FASTA formatted files
FASTA is a text-based file format for representing biological sequences. A FASTA file stores a list of sequence records with name, description, and sequence.
The template of a sequence record is:
>{name} {description}?
{sequence}
Here is an example of a chromosomal sequence:
>chrI chromosome 1
CCACACCACACCCACACACCCACACACCACACCACACACCACACCACACC
CACACACACACATCCTAACACTACCCTAACACAGCCCTAATCTAACCCTG
Readers and Writers
The reader and writer for FASTA formatted files, are found within the FASTA submodule of FASTX.
They can be created with IOStreams.
using FASTX
r = FASTA.Reader(open("my-seqs.fasta", "r"))
w = FASTA.Writer(open("my-out.fasta", "w"))
Alternatively, Base.open
is overloaded with a method for conveinience:
r = open(FASTA.Reader, "my-seqs.fasta")
w = open(FASTA.Writer, "my-out.fasta")
Usually sequence records will be read sequentially from a file by iteration.
reader = open(FASTA.Reader, "my-seqs.fasta")
for record in reader
## Do something
end
close(reader)
You can also overwrite records in a while loop to avoid excessive memory allocation.

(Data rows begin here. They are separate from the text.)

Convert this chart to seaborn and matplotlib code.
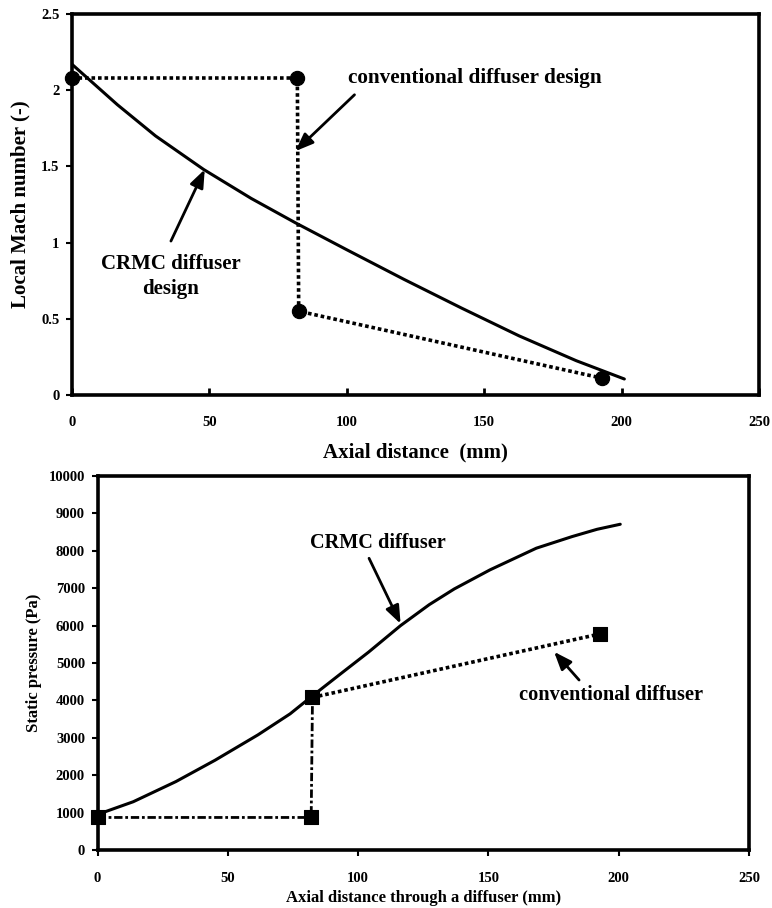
import matplotlib
matplotlib.use("Agg")
import matplotlib.pyplot as plt
import seaborn as sns

# Local Mach number along the diffuser
crmc_mach_x = [0, 16.5, 30.4, 47.9, 65.2, 81.3, 100, 120.9, 141.8, 162.7, 183.5, 201]
crmc_mach = [2.17, 1.905, 1.70, 1.48, 1.29, 1.13, 0.953, 0.758, 0.570, 0.388, 0.225, 0.105]
conv_mach_x = [0, 82, 82.5, 193]
conv_mach = [2.08, 2.08, 0.55, 0.11]

# Static pressure along the diffuser
crmc_p_x = [0, 13.7, 30.1, 45.1, 61.6, 73.9, 82.1, 93.1, 104.0, 116.3, 127.3,
            136.9, 150.6, 168.4, 182.1, 191.7, 200.6]
crmc_p = [950, 1290, 1830, 2400, 3080, 3640, 4100, 4700, 5290, 6000, 6560,
          6980, 7490, 8070, 8380, 8575, 8710]
conv_p_x = [0, 82, 82.5, 193]
conv_p = [870, 870, 4080, 5780]

mach_xticks = [0, 50, 100, 150, 200, 250]
mach_yticks = [0, 0.5, 1, 1.5, 2, 2.5]
mach_yticklabels = ["0", "0.5", "1", "1.5", "2", "2.5"]
p_xticks = [0, 50, 100, 150, 200, 250]
p_yticks = list(range(0, 10001, 1000))

sns.set_theme(style="ticks")
plt.rcParams["font.family"] = ["Liberation Serif", "DejaVu Serif"]
plt.rcParams["font.weight"] = "bold"
for key in ("text.color", "axes.labelcolor", "xtick.color", "ytick.color",
            "axes.edgecolor"):
    plt.rcParams[key] = "black"

fig = plt.figure(figsize=(7.72, 9.08), dpi=100)
ax1 = fig.add_axes([72 / 772, 1 - 395 / 908, 687 / 772, 381 / 908])
ax2 = fig.add_axes([97.5 / 772, 1 - 850 / 908, 651.5 / 772, 374 / 908])

dot = (0, (1, 0.8))
dashdot = (0, (3, 1, 1, 1))
arrow = dict(arrowstyle="-|>,head_length=0.9,head_width=0.35", color="black",
             lw=2.0, shrinkA=0, shrinkB=0)

# ---- upper panel: Mach number ----
sns.lineplot(x=crmc_mach_x, y=crmc_mach, ax=ax1, color="black", lw=2.2,
             estimator=None, sort=False)
sns.lineplot(x=conv_mach_x, y=conv_mach, ax=ax1, color="black", lw=2.6,
             linestyle=dot, estimator=None, sort=False)
sns.scatterplot(x=conv_mach_x, y=conv_mach, ax=ax1, color="black", marker="o",
                s=105, edgecolor="black", zorder=5, clip_on=False)

ax1.set_xlim(0, 250)
ax1.set_ylim(0, 2.5)
ax1.set_xticks(mach_xticks)
ax1.set_yticks(mach_yticks)
ax1.set_yticklabels(mach_yticklabels)
ax1.tick_params(axis="x", direction="in", length=5, width=2, pad=15, labelsize=10.5)
ax1.tick_params(axis="y", direction="out", length=4, width=1.5, pad=5, labelsize=10.5)
ax1.set_xlabel("Axial distance  (mm)", fontsize=15, fontweight="bold")
ax1.set_ylabel("Local Mach number (-)", fontsize=15, fontweight="bold")
ax1.xaxis.set_label_coords(0.5, -0.125)
ax1.yaxis.set_label_coords(-0.06, 0.5)

ax1.text(100.4, 2.08, "conventional diffuser design", fontsize=15.3, fontweight="bold",
         ha="left", va="center")
ax1.annotate("", xy=(81.3, 1.60), xytext=(102.8, 1.97), arrowprops=arrow)
ax1.text(36.0, 0.776, "CRMC diffuser\ndesign", fontsize=15, fontweight="bold",
         ha="center", va="center", linespacing=1.3)
ax1.annotate("", xy=(48.3, 1.48), xytext=(36.0, 1.01), arrowprops=arrow)

# ---- lower panel: static pressure ----
sns.lineplot(x=crmc_p_x, y=crmc_p, ax=ax2, color="black", lw=2.2,
             estimator=None, sort=False)
sns.lineplot(x=conv_p_x[:3], y=conv_p[:3], ax=ax2, color="black", lw=2.0,
             linestyle=dashdot, estimator=None, sort=False)
sns.lineplot(x=conv_p_x[2:], y=conv_p[2:], ax=ax2, color="black", lw=2.6,
             linestyle=dot, estimator=None, sort=False)
sns.scatterplot(x=conv_p_x, y=conv_p, ax=ax2, color="black", marker="s",
                s=95, edgecolor="black", zorder=5, clip_on=False)

ax2.set_xlim(0, 250)
ax2.set_ylim(0, 10000)
ax2.set_xticks(p_xticks)
ax2.set_yticks(p_yticks)
ax2.tick_params(axis="x", direction="out", length=4, width=1.5, pad=12, labelsize=10.5)
ax2.tick_params(axis="y", direction="out", length=4, width=1.5, pad=5, labelsize=10.5)
ax2.set_xlabel("Axial distance through a diffuser (mm)", fontsize=12, fontweight="bold")
ax2.set_ylabel("Static pressure (Pa)", fontsize=12, fontweight="bold")
ax2.xaxis.set_label_coords(0.5, -0.108)
ax2.yaxis.set_label_coords(-0.085, 0.5)

ax2.text(107.5, 8200, "CRMC diffuser", fontsize=14.6, fontweight="bold",
         ha="center", va="center")
ax2.annotate("", xy=(116.3, 6050), xytext=(104.2, 7800), arrowprops=arrow)
ax2.text(197.2, 4144, "conventional diffuser", fontsize=14.7, fontweight="bold",
         ha="center", va="center")
ax2.annotate("", xy=(175.2, 5300), xytext=(184.8, 4545), arrowprops=arrow)

for ax in (ax1, ax2):
    for side in ("left", "right", "top", "bottom"):
        ax.spines[side].set_visible(True)
        ax.spines[side].set_linewidth(2.6)
        ax.spines[side].set_color("black")
    for lab in ax.get_xticklabels() + ax.get_yticklabels():
        lab.set_fontweight("bold")
    if ax.get_legend() is not None:
        ax.get_legend().remove()

fig.savefig("out.png", dpi=100, facecolor="white")
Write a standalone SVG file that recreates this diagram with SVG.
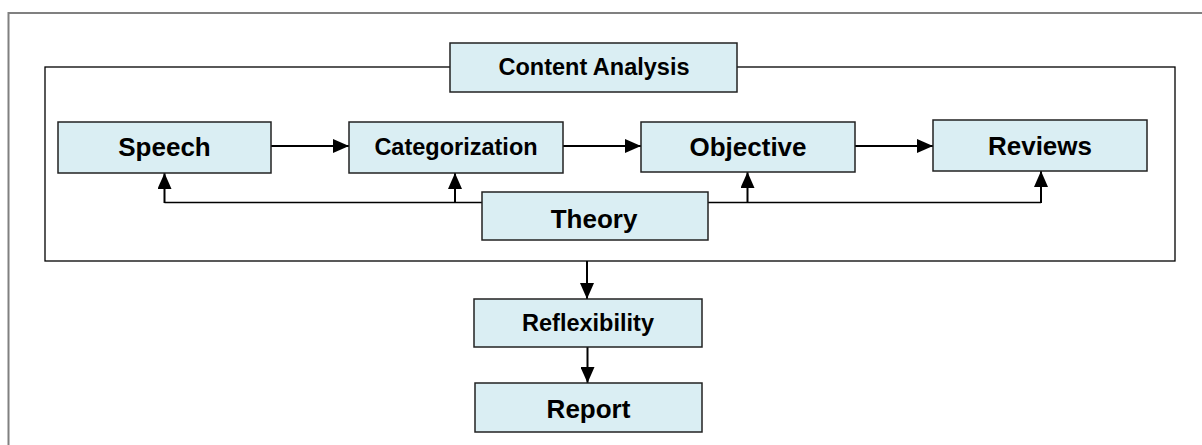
<svg xmlns="http://www.w3.org/2000/svg" width="1202" height="445" viewBox="0 0 1202 445">
<style>
.box{fill:#DAEEF3;stroke:#222;stroke-width:1.5}
.t{font-family:"Liberation Sans",Arial,sans-serif;font-weight:bold;fill:#000;text-anchor:middle}
.big{font-size:26px}
.mid{font-size:23.5px}
.ln{fill:none;stroke:#000;stroke-width:2}
.thin{fill:none;stroke:#000;stroke-width:1.3}
</style>
<defs>
<marker id="ah" markerUnits="userSpaceOnUse" markerWidth="16" markerHeight="14" refX="16" refY="7" orient="auto">
<path d="M0,0 L16,7 L0,14 Z" fill="#000"/>
</marker>
</defs>
<rect width="1202" height="445" fill="#fff"/>
<g id="frame">
<path d="M8.5,445 V13 H1202" fill="none" stroke="#808080" stroke-width="2"/>
</g>
<g id="content-area">
<rect x="45" y="67" width="1130" height="194" fill="none" stroke="#000" stroke-width="1.3"/>
</g>
<g id="connectors">
<line class="ln" x1="271" y1="146" x2="349" y2="146" marker-end="url(#ah)"/>
<line class="ln" x1="563" y1="146" x2="641" y2="146" marker-end="url(#ah)"/>
<line class="ln" x1="855" y1="146" x2="933" y2="146" marker-end="url(#ah)"/>
<path class="thin" d="M482,202.5 H164.5"/>
<path class="thin" d="M708,202.5 H1041"/>
<line class="ln" x1="164.5" y1="203" x2="164.5" y2="173" marker-end="url(#ah)"/>
<line class="ln" x1="455" y1="203" x2="455" y2="173" marker-end="url(#ah)"/>
<line class="ln" x1="747.5" y1="203" x2="747.5" y2="172" marker-end="url(#ah)"/>
<line class="ln" x1="1041" y1="203" x2="1041" y2="171" marker-end="url(#ah)"/>
<line class="ln" x1="587" y1="261" x2="587" y2="299" marker-end="url(#ah)"/>
<line class="ln" x1="587.5" y1="347" x2="587.5" y2="383" marker-end="url(#ah)"/>
</g>
<g id="content-analysis">
<rect class="box" x="450" y="43" width="287" height="49"/>
<text class="t mid" x="594" y="75">Content Analysis</text>
</g>
<g id="speech">
<rect class="box" x="58" y="122" width="213" height="51"/>
<text class="t big" x="164.5" y="155.5">Speech</text>
</g>
<g id="categorization">
<rect class="box" x="349" y="122" width="214" height="51"/>
<text class="t mid" x="456" y="155">Categorization</text>
</g>
<g id="objective">
<rect class="box" x="641" y="122" width="214" height="50"/>
<text class="t big" x="748" y="156">Objective</text>
</g>
<g id="reviews">
<rect class="box" x="933" y="120" width="214" height="51"/>
<text class="t big" x="1040" y="154.5">Reviews</text>
</g>
<g id="theory">
<rect class="box" x="482" y="192" width="226" height="48"/>
<text class="t big" x="594" y="227.5">Theory</text>
</g>
<g id="reflexibility">
<rect class="box" x="474" y="299" width="228" height="48"/>
<text class="t mid" x="588" y="331">Reflexibility</text>
</g>
<g id="report">
<rect class="box" x="475" y="383" width="227" height="49"/>
<text class="t big" x="588.5" y="418">Report</text>
</g>
</svg>
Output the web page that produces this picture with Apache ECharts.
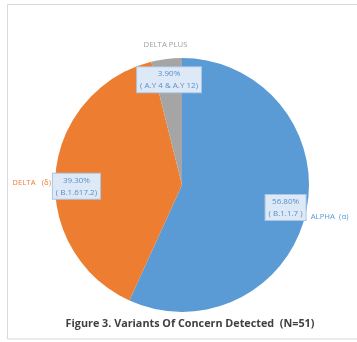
<!DOCTYPE html>
<html><head><meta charset="utf-8">
<script src="https://cdn.jsdelivr.net/npm/echarts@6/dist/echarts.min.js"></script>
<style>html,body{margin:0;padding:0;background:#fff}#c{width:357px;height:342px}</style>
</head><body><div id="c"></div>
<script>
const names = ['ALPHA  (α)', 'DELTA   (δ)', 'DELTA PLUS'];
const values = [56.8, 39.3, 3.9];
const lineages = ['( B.1.1.7 )', '( B.1.617.2)', '( A.Y 4 & A.Y 12)'];
const colors = ['#5b9bd5', '#ed7d31', '#a5a5a5'];
const nameColors = ['#5b9bd5', '#e9823f', '#a0a0a0'];
const title = 'Figure 3. Variants Of Concern Detected  (N=51)';

const center = [182, 185];
const R = 127;
const boxOffsets = [[0, 0], [0, 11], [0, 0]];
const nameOffsets = [[0, 0], [0, 12], [2, 10]];
const baseData = names.map((n, i) => ({name: n, value: values[i], idx: i}));

const chart = echarts.init(document.getElementById('c'));
chart.setOption({
  animation: false,
  title: {text: title, left: 185, top: 313, textAlign: 'center',
    textStyle: {fontFamily: 'Open Sans', fontWeight: 'bold', fontSize: 10.8, color: '#404040'}},
  graphic: [{type: 'rect', shape: {x: 7.5, y: 4.5, width: 360, height: 334.5},
    style: {fill: 'none', stroke: '#d9d9d9', lineWidth: 1}, silent: true}],
  series: [
    {type: 'pie', center: center, radius: [0, R], startAngle: 90, clockwise: true,
     label: {show: false}, labelLine: {show: false},
     data: baseData.map(d => ({...d, itemStyle: {color: colors[d.idx]}})),
     itemStyle: {borderWidth: 0}},
    {type: 'pie', center: center, radius: [0, 206], startAngle: 90, silent: true, z: 3,
     itemStyle: {color: 'rgba(0,0,0,0)'}, labelLine: {show: false},
     label: {show: true, position: 'inside', fontFamily: 'Open Sans', fontSize: 8, lineHeight: 12,
       color: '#5b8fc9', backgroundColor: '#dde9f6', borderColor: '#aac6e6', borderWidth: 1,
       padding: [1, 3, 0, 3], align: 'center',
       formatter: p => values[p.dataIndex].toFixed(2) + '%\n' + lineages[p.dataIndex]},
     data: baseData.map(d => ({...d, label: {offset: boxOffsets[d.idx]}}))},
    {type: 'pie', center: center, radius: [0, 296], startAngle: 90, silent: true, z: 3,
     itemStyle: {color: 'rgba(0,0,0,0)'}, labelLine: {show: false},
     label: {show: true, position: 'inside', fontFamily: 'Open Sans', fontSize: 7.8,
       formatter: p => p.name},
     data: baseData.map(d => ({...d, label: {color: nameColors[d.idx], offset: nameOffsets[d.idx]}}))}
  ]
});
</script></body></html>
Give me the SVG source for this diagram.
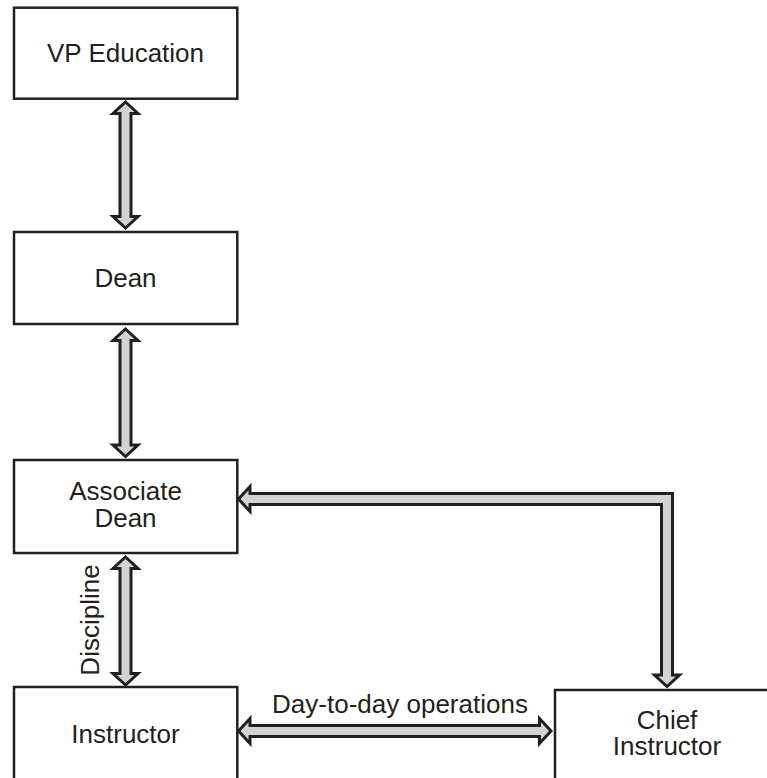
<svg xmlns="http://www.w3.org/2000/svg" width="767" height="778" viewBox="0 0 767 778">
<style>
.box{fill:#fff;stroke:#231f20;stroke-width:2.5}
.arr{fill:#d1d3d4;stroke:#231f20;stroke-width:3;stroke-linejoin:miter;stroke-miterlimit:10}
text{font-family:"Liberation Sans",Arial,sans-serif;font-size:26px;fill:#231f20;text-anchor:middle}
</style>
<rect width="767" height="778" fill="#fff"/>
<g id="connectors">
<path class="arr" d="M125.5,102 L138,113.5 L131,113.5 L131,216.5 L138,216.5 L125.5,228 L113,216.5 L120,216.5 L120,113.5 L113,113.5 Z"/>
<path class="arr" d="M125.5,329 L138,340.5 L131,340.5 L131,445 L138,445 L125.5,456.5 L113,445 L120,445 L120,340.5 L113,340.5 Z"/>
<path class="arr" d="M125.5,557 L138,568.5 L131,568.5 L131,673.5 L138,673.5 L125.5,685 L113,673.5 L120,673.5 L120,568.5 L113,568.5 Z"/>
<path class="arr" d="M238.5,731 L250,718.5 L250,725.5 L539.5,725.5 L539.5,718.5 L551,731 L539.5,743.5 L539.5,736.5 L250,736.5 L250,743.5 Z"/>
<path class="arr" d="M238.5,499 L250,486.5 L250,493.5 L672.5,493.5 L672.5,675 L679.5,675 L667,686.5 L654.5,675 L661.5,675 L661.5,504.5 L250,504.5 L250,511.5 Z"/>
<text transform="translate(99,620) rotate(-90)">Discipline</text>
<text x="400" y="713">Day-to-day operations</text>
</g>
<g id="vp-education">
<rect class="box" x="14" y="7.7" width="223.3" height="91"/>
<text x="125.5" y="62">VP Education</text>
</g>
<g id="dean">
<rect class="box" x="14" y="232" width="223.3" height="92"/>
<text x="125.5" y="287">Dean</text>
</g>
<g id="associate-dean">
<rect class="box" x="14" y="460" width="223.3" height="93"/>
<text x="125.5" y="500">Associate</text>
<text x="125.5" y="527">Dean</text>
</g>
<g id="instructor">
<rect class="box" x="14" y="687" width="223.3" height="110"/>
<text x="125.5" y="743">Instructor</text>
</g>
<g id="chief-instructor">
<rect class="box" x="555" y="690" width="230" height="110"/>
<text x="667" y="729">Chief</text>
<text x="667" y="755">Instructor</text>
</g>
</svg>
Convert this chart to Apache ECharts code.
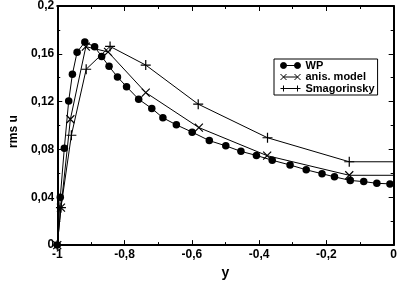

reader = open(FASTA.Reader, "my-seqs.fasta")
record = FASTA.Record()
while !eof(reader)
read!(reader, record)
## Do something.
end
But if the FASTA file has an auxiliary index file formatted in fai, the reader supports random access to FASTA records, which would be useful when accessing specific parts of a huge genome sequence:
reader = open(FASTA.Reader, "sacCer.fa", index = "sacCer.fa.fai")
chrIV = reader["chrIV"] # directly read sequences called chrIV.
close(reader)
Reading in a sequence from a FASTA formatted file will give you a variable of type FASTA.Record
.
Various getters and setters are available for FASTA.Record
s:
FASTA.hasidentifier
FASTA.identifier
FASTA.hasdescription
FASTA.description
FASTA.hassequence
FASTA.sequence
To write a BioSequence
to FASTA file, you first have to create a FASTA.Record
:
using BioSequences
x = dna"aaaaatttttcccccggggg"
rec = FASTA.Record("MySeq", x)
w = open(FASTA.Writer, "my-out.fasta")
write(w, rec)
close(w)
As always with julia IO types, remember to close your file readers and writer after you are finished.
Using open
with a do-block can help ensure you close a stream after you are finished.
open(FASTA.Reader, "my-reads.fasta") do reader
for record in reader
## Do something
end
end